Non-introduction of the DB 603A in the Fw-190 airframe might also be counted as a major mistake. A decent force of, we can call them 'Fw-190C's, was well within scope of the German war industry for the late 1943 (when the DB 603A is more or less debugged). The DB 603 (vs. the 'stock' BMW 801D) was offering less drag, greater power exhaust thrust at high altitudes, decreased consumption, better intake scoop (= better power at hi-alt), but I'm sure people know that already. Fuel was B4, another plus. Can use MW 50 system.
It also allowed for motor-cannon, so one can have a very useful bomber destroyer with MK 108 installed. The MK 108 as motor-cannon was indeed less draggy affair than twin MG 131s under cowling, when comparing drag data for the D-9 vs. D-12 or Ta-152H.
With that said, a major shortcoming of the D-9 was timing. Too late to matter, even jets were earlier in the combat.
The two stage superchargers are not magic. You need either good fuel, good inter-coolers or LOTS of MW50/water injection (or 2 out of 3) to get them to work.
P-38s were limited in power in the 20,000ft range even with 100/130 fuel due to poor intercoolers until the J model. Even the D and E were having problems trying to make 1150hp. The Turbo would deliver the pressure but the intake temperature was too high after the small inter-cooler. At 25,000ft you have to compress the air about 2.7 times just to reach sea level pressure. This raises the temperature of the intake air by hundreds of degrees.

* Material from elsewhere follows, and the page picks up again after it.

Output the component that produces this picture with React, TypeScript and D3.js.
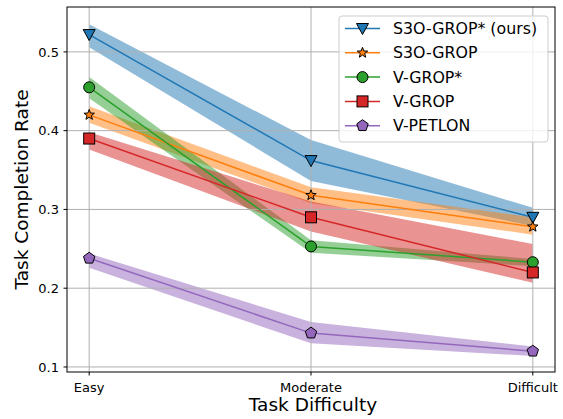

Now you have to balance that against what the Germans wanted which was to get away from having to use C3 fuel. Initial planning being 1 to 2 years away from start of combat. A new refining process might have given them much more C3 fuel or some other factor might have changed things but it was NOT the smart way to bet.
With a power egg an annular/drum radiator is attached in front of an engine. According to a british test this kind of installation has less drag than other types, including leading edge radiators. Only the Mustangs cooling system is more effective in terms of thrust/drag.
Albeit the german ones had hinged gills and not sliding gills with the former getting a drag increase as the gills open.
The "Junkers radiator nose" should reduce this when replacing the normal radiator of the Doras that were not sufficient.
The British tests you speak of may be the ones carroed out by Napiers. Their annular radiator was quite different to the ones used by the Germans.
The German ones basically had the radiator wrapped around the prop shaft, but otherwise in the same orientation to the direction of flight of most radiators. Air flow was controlled by cowl flaps, like in radials.
The Napier system was different.
It also used a cowl ring to control air flow, similar to what the BMW 801 had in some versions.